De strookachtige vorm van de gebruikte cementplaat is een oud, traditioneel gegeven. Kijk maar eens naar de voorgevel van het Calmershuis, het eeuwenoude pand direct naast de bibliotheek in de Oude Boteringestraat. De cementkleur van de stroken is terug te vinden in de directe omgeving van het jongerencomplex: in raamkozijnen, siersteenlagen en in de zijgevel van het oude pand op de hoek van de Nieuwe Kijk in’t Jatstraat en de Grote Rozenstraat. Verhulsdonck gebruikte voor de bekleding van de nieuwbouw een modern bouwmateriaal dat in een traditioneel vormgegeven jasje is gegoten. Een fraaie mix van oud en nieuw.
Hetzelfde geldt voor het dak. De architect heeft twee traditionele dakvormen tegen elkaar gezet, een zadeldak (het stijl oplopende deel) en een mansardekap (het flauw hellende deel). Door de combi van die twee vormen is een moderne, asymmetrisch dakrand ontstaan dat tegelijkertijd vertrouwd, traditioneel oogt. De mansardekap zorgt er tevens voor dat het dak als het ware overvloeit in de zijgevel. En dat levert een mooie hoekoplossing op.
Het grote raam in de voorgevel heeft een aluminium kader dat zo’n 40 centimeter uit de wand steekt. Die uitstulping vormt een soort nis. Doel daarvan is dat er wat afstand ontstaat tussen exterieur en interieur zodat de bewoners wat meer privacy hebben. Het plaatsen van een nis in de gevel is een eeuwenoud beproefd middel om binnen en buiten enigszins van elkaar gescheiden te houden.
Verhulsdonck heeft drie hoge verdiepingen op een klein stukje oudbouw gezet.
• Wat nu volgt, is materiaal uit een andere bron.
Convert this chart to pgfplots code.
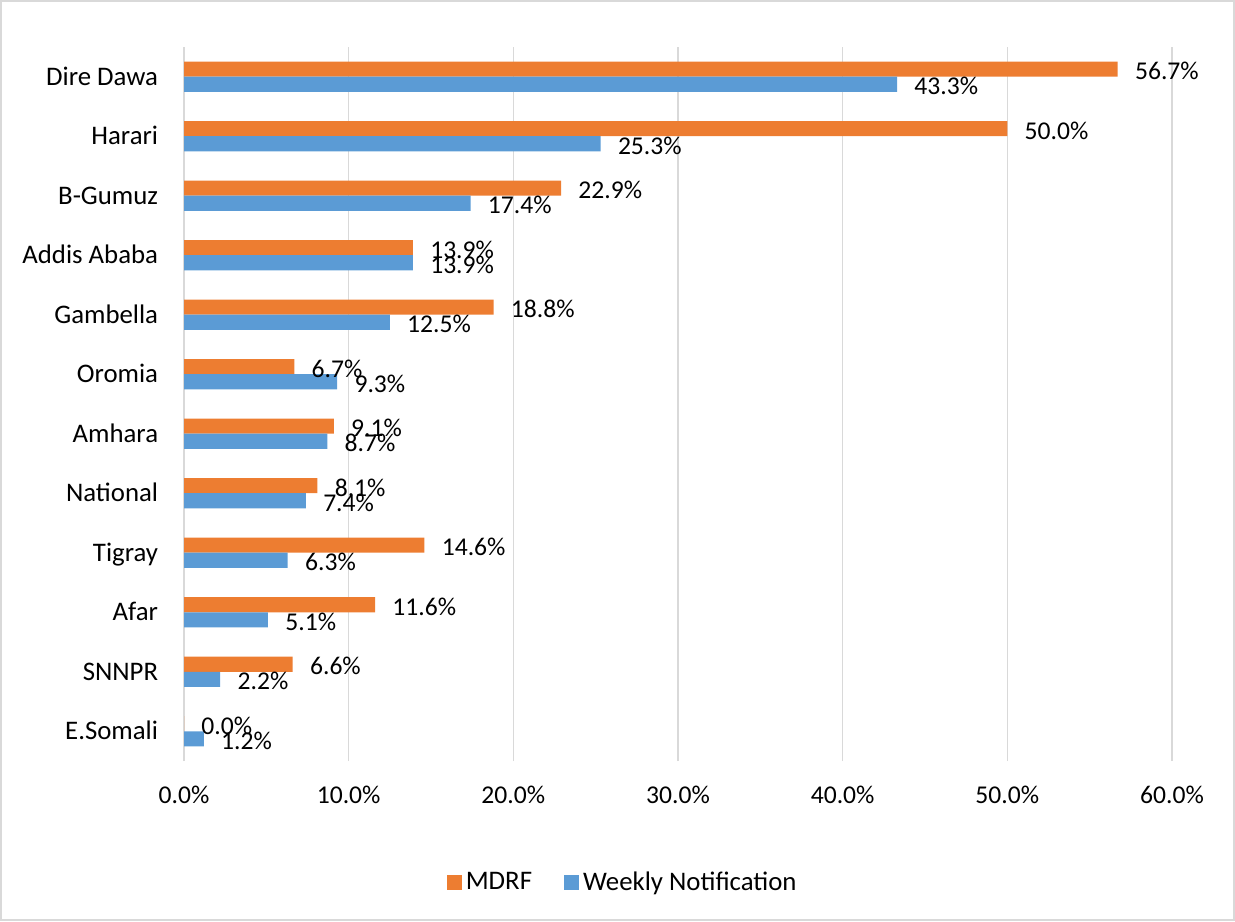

De fundering van de oudbouw moest zeker versterkt worden? ‘Nee, dat hoefde niet,’ antwoordt de architect. ‘De oudbouw, de vroegere garagewerkplaats heeft een casco van beton dat op zand staat, een zeer solide basis. Het casco en de zandondergrond zijn samen sterk genoeg om de houtskelet-nieuwbouw te dragen. En in plaats van dakpannen heb ik aluminium profielplaten gebruikt, een buitengewoon licht materiaal. Al met al heeft de nieuwbouw hetzelfde gewicht als de vroegere garagewerkplaats’.
Het jongerencomplex wordt bewoond door studenten en werkende jongeren. De bovenste verdieping bestaat uit twee woonwerk-ateliers. Dat is af te lezen aan de mansardekap waarin dakramen zijn aangebracht die het noorderlicht naar binnen laten.
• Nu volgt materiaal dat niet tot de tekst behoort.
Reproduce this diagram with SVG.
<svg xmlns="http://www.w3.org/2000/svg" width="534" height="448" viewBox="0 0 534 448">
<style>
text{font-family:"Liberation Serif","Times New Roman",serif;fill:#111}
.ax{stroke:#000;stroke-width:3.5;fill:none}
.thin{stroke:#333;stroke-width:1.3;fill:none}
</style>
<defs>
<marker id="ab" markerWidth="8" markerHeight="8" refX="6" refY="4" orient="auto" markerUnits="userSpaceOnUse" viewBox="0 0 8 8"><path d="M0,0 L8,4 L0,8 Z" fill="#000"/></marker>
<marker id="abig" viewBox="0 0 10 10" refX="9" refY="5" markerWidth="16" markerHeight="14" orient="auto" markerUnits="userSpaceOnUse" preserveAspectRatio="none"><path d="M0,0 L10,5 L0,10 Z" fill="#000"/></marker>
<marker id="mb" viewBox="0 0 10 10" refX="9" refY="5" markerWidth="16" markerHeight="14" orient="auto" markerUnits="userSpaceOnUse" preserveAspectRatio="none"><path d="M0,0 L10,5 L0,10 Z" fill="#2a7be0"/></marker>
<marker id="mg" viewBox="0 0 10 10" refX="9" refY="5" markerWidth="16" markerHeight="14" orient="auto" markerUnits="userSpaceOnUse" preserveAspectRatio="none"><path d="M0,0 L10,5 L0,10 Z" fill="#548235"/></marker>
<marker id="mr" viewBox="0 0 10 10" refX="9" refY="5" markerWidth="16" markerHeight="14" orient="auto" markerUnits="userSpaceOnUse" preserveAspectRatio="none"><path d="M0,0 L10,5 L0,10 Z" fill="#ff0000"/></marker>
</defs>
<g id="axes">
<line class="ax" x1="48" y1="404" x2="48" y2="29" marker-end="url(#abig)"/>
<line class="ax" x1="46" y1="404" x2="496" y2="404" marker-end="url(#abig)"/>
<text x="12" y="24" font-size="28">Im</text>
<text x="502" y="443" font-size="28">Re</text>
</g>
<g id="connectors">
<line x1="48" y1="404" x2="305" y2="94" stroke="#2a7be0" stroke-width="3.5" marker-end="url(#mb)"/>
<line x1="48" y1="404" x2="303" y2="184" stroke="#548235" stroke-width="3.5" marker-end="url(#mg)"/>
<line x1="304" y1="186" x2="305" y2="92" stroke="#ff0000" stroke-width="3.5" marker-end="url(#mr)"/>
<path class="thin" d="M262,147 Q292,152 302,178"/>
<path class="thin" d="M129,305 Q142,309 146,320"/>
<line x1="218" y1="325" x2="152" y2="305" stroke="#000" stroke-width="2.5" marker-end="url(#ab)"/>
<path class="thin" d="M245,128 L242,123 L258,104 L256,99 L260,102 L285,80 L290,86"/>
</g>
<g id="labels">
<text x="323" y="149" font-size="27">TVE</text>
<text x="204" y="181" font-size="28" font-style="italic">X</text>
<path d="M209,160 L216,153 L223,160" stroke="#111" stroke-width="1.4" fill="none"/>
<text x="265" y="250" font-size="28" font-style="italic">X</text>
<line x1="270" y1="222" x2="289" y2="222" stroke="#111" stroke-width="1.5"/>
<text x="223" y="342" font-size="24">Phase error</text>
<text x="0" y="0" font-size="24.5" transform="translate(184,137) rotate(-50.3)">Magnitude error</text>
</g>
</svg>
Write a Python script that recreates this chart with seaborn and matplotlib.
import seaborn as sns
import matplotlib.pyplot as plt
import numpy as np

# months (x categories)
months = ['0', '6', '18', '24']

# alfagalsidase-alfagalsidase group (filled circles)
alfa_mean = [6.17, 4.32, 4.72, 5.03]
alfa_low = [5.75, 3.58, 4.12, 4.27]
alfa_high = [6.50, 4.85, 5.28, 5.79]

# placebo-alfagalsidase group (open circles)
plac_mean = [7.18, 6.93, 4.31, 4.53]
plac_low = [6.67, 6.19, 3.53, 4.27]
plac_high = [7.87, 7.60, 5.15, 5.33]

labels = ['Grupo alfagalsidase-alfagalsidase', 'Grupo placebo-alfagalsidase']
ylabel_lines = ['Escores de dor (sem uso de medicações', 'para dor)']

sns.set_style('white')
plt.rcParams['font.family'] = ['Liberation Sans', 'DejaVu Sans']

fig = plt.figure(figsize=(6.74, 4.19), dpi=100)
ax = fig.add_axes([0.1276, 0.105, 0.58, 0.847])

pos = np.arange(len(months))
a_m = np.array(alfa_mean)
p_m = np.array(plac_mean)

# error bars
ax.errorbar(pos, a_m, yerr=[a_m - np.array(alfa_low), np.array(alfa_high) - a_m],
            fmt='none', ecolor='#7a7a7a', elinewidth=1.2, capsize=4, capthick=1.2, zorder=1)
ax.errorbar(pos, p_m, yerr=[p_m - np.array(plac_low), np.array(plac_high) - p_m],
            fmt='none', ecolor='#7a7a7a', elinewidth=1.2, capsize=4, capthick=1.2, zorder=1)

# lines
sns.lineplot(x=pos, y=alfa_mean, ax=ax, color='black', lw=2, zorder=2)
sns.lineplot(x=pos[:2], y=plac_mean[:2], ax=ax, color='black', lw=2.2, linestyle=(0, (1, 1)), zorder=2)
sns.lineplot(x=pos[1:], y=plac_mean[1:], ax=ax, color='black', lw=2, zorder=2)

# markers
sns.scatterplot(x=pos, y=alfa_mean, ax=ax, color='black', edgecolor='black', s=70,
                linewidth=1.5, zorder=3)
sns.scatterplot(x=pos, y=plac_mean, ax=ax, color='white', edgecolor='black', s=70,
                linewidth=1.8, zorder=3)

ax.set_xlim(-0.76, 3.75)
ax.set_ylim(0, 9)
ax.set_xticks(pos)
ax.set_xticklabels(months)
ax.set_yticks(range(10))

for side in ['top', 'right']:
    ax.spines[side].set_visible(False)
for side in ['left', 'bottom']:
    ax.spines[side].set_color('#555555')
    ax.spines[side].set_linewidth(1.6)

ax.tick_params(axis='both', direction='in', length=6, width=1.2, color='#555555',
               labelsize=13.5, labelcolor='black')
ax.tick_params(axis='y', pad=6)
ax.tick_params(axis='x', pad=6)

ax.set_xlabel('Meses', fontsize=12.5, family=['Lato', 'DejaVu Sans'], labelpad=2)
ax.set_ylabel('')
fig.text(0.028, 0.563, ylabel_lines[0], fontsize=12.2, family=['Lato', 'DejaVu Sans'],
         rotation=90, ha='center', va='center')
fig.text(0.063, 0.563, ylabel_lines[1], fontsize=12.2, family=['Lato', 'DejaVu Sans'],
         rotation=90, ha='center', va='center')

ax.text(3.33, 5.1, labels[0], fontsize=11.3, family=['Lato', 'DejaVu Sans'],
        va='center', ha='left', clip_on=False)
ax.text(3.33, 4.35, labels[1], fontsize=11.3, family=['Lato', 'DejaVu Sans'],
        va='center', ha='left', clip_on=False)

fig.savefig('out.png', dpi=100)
Verhulsdonck onderscheidt twee vormen van jongerenhuisvesting: gemeenschappelijk wonen en zelfstandig wonen. ‘Als jongeren het ouderlijk huis verlaten, moeten ze eerst gemeenschappelijk gaan wonen. Dat maakt de overgang wat gemakkelijker. Ze zijn toe aan een zelfstandige woonvorm als ze wat rijper zijn’. De zes appartementen in de Oude Kijk in’t Jatstraat zijn zelfstandige woonvormen. Zo heeft ieder appartement een eigen badkamer en een eigen keukenblok. De plafonds zijn 3 meter hoog zodat er ruimte is voor stapelbedden. Deze bedden zijn zeer gewild onder jongeren omdat ze het vloeroppervlak vrij laten. ‘In tegenstelling tot ouderen mogen jongeren graag wat schuiven, willen ze regelmatig hun kamer anders inrichten. Je moet ze daarom flexibele ruimtes aanbieden,’ vindt Verhulsdonck, winnaar publieksprijs Dag van de Architectuur 2007.